--- Start Record set ---
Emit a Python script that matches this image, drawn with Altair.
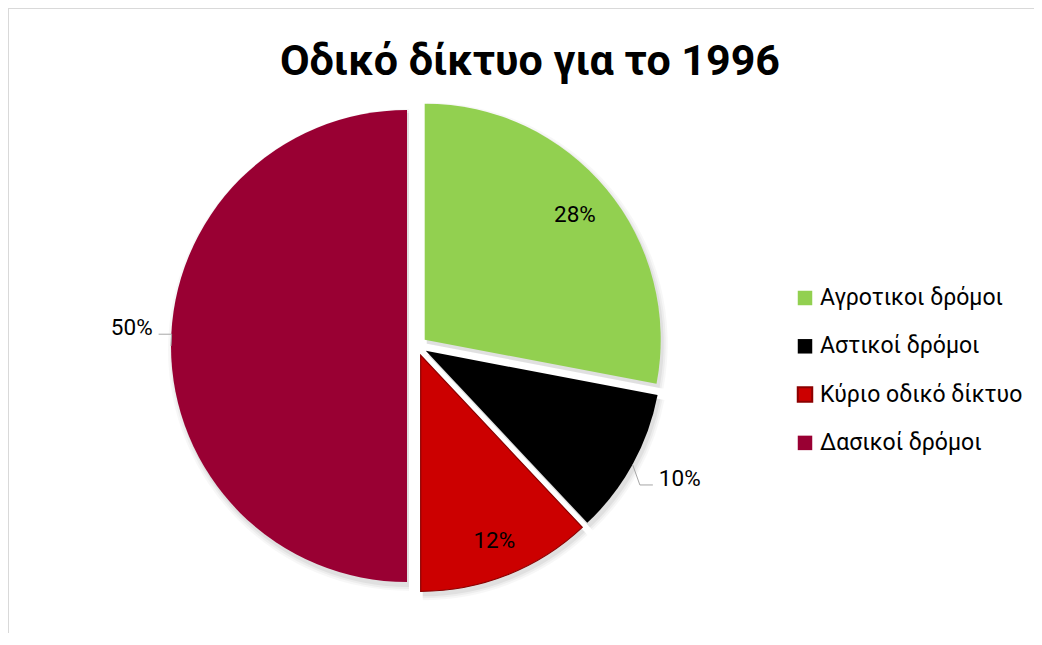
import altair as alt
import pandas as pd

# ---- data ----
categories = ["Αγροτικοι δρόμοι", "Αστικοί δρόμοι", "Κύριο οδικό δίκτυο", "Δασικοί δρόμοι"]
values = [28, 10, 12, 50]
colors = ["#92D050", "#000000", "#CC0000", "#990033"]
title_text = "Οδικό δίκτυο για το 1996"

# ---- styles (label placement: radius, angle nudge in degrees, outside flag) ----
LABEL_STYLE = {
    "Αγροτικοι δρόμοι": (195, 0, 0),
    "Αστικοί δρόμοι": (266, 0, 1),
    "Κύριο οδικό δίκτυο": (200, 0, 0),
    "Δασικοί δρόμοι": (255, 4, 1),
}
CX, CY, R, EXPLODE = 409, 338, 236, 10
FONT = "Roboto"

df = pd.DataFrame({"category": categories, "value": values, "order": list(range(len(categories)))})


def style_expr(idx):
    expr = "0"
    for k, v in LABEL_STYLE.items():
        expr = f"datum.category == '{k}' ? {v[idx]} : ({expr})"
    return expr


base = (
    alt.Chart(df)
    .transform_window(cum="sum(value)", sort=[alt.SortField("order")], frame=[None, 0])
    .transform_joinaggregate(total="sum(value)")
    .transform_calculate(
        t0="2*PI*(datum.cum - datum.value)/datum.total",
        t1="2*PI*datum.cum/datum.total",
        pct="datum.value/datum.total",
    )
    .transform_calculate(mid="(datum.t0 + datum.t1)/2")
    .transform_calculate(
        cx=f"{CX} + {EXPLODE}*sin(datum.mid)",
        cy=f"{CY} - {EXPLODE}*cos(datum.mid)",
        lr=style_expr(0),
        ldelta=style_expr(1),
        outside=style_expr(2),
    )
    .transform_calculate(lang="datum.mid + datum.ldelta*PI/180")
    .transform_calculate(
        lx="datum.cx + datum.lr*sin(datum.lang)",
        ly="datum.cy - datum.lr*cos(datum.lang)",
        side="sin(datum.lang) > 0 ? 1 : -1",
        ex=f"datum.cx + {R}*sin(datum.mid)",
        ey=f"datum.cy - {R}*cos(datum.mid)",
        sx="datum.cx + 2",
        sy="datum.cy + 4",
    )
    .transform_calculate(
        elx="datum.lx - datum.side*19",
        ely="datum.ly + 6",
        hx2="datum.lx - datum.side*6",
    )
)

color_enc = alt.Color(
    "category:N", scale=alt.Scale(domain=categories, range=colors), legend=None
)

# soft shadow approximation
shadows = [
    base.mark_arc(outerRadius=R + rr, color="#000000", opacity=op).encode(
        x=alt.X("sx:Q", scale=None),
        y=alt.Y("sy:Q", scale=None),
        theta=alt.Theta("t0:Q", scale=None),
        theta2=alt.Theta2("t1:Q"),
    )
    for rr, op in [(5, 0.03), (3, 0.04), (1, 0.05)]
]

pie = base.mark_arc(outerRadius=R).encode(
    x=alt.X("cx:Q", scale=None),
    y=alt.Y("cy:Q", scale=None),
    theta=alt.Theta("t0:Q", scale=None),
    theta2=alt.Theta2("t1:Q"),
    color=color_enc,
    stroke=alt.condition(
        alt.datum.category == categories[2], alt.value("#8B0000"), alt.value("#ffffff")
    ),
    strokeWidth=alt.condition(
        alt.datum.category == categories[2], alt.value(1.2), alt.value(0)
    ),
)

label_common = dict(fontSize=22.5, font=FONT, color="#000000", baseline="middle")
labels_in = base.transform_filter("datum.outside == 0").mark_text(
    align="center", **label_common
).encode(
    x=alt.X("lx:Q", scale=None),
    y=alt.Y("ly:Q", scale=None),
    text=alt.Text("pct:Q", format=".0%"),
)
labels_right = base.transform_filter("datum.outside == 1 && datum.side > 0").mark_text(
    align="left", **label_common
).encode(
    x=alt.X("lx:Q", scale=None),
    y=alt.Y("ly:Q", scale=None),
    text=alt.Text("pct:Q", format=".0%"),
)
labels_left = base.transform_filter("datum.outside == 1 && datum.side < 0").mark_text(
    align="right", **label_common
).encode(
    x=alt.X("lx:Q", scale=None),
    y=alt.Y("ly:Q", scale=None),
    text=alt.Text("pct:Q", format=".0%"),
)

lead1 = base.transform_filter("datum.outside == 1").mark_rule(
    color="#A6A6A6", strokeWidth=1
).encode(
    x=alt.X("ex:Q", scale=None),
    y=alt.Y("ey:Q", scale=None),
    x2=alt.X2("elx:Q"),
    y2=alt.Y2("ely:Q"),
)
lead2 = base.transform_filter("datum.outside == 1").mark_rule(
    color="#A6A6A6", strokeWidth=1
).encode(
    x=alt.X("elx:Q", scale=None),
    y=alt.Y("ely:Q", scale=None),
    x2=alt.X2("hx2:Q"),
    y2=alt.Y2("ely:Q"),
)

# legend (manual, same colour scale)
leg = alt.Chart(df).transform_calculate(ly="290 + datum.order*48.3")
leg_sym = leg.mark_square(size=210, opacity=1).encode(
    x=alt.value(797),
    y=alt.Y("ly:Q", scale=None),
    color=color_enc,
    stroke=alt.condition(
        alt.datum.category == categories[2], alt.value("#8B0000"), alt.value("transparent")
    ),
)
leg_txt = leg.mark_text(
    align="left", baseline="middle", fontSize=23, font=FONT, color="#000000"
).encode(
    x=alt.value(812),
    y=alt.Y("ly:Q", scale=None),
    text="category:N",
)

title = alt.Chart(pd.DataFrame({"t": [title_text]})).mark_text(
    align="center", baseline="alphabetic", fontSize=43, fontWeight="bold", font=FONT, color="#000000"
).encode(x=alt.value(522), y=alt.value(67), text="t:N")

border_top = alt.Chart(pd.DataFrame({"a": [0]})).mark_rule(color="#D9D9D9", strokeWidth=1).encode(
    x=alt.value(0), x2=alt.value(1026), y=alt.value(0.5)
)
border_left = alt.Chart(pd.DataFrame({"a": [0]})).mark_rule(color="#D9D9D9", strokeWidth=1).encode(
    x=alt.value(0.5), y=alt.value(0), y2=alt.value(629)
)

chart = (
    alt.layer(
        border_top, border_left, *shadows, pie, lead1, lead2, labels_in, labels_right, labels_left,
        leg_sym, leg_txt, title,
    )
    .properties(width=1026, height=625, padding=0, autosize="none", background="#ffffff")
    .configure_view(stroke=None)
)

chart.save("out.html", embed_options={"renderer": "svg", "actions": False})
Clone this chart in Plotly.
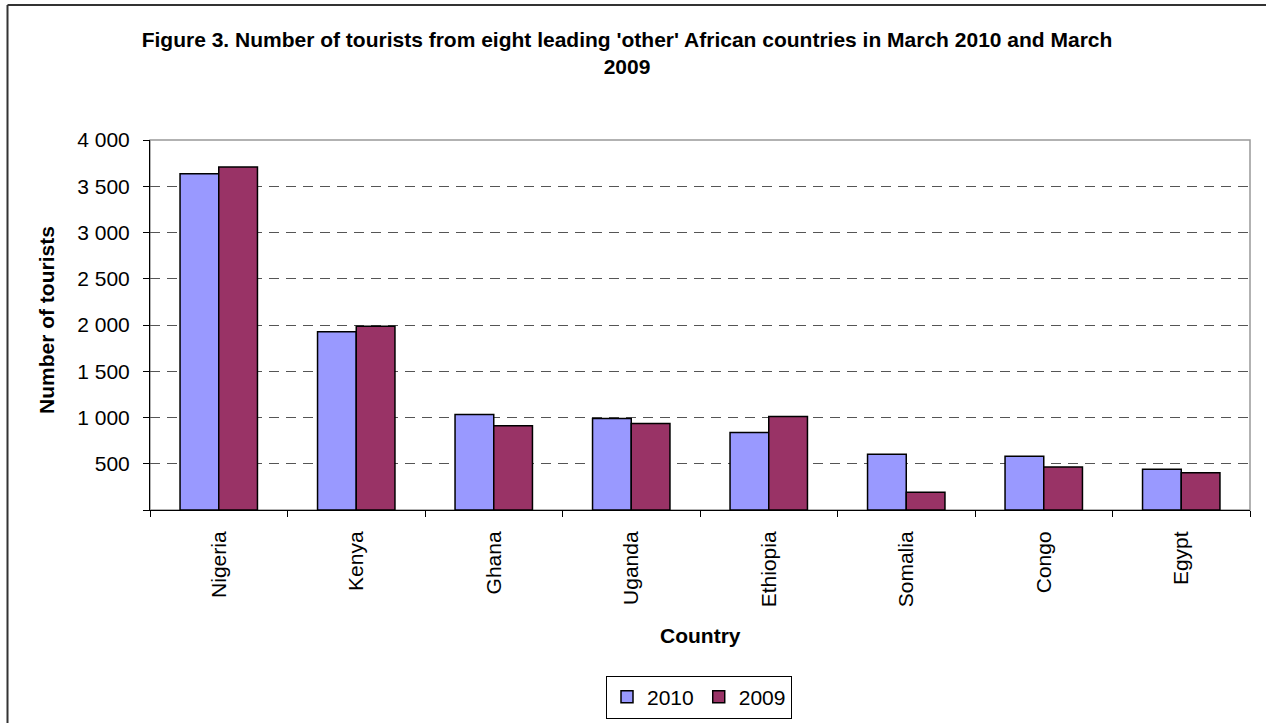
--- End Record set ---
= What you should do =
Start at the first line of the records and write out everything up to and including the line containing "return expr". No pictures.

= Problem solution =
Emit a Python script that matches this image, drawn with Altair.
import altair as alt
import pandas as pd

# ---- data ----
categories = ["Αγροτικοι δρόμοι", "Αστικοί δρόμοι", "Κύριο οδικό δίκτυο", "Δασικοί δρόμοι"]
values = [28, 10, 12, 50]
colors = ["#92D050", "#000000", "#CC0000", "#990033"]
title_text = "Οδικό δίκτυο για το 1996"

# ---- styles (label placement: radius, angle nudge in degrees, outside flag) ----
LABEL_STYLE = {
    "Αγροτικοι δρόμοι": (195, 0, 0),
    "Αστικοί δρόμοι": (266, 0, 1),
    "Κύριο οδικό δίκτυο": (200, 0, 0),
    "Δασικοί δρόμοι": (255, 4, 1),
}
CX, CY, R, EXPLODE = 409, 338, 236, 10
FONT = "Roboto"

df = pd.DataFrame({"category": categories, "value": values, "order": list(range(len(categories)))})


def style_expr(idx):
    expr = "0"
    for k, v in LABEL_STYLE.items():
        expr = f"datum.category == '{k}' ? {v[idx]} : ({expr})"
    return expr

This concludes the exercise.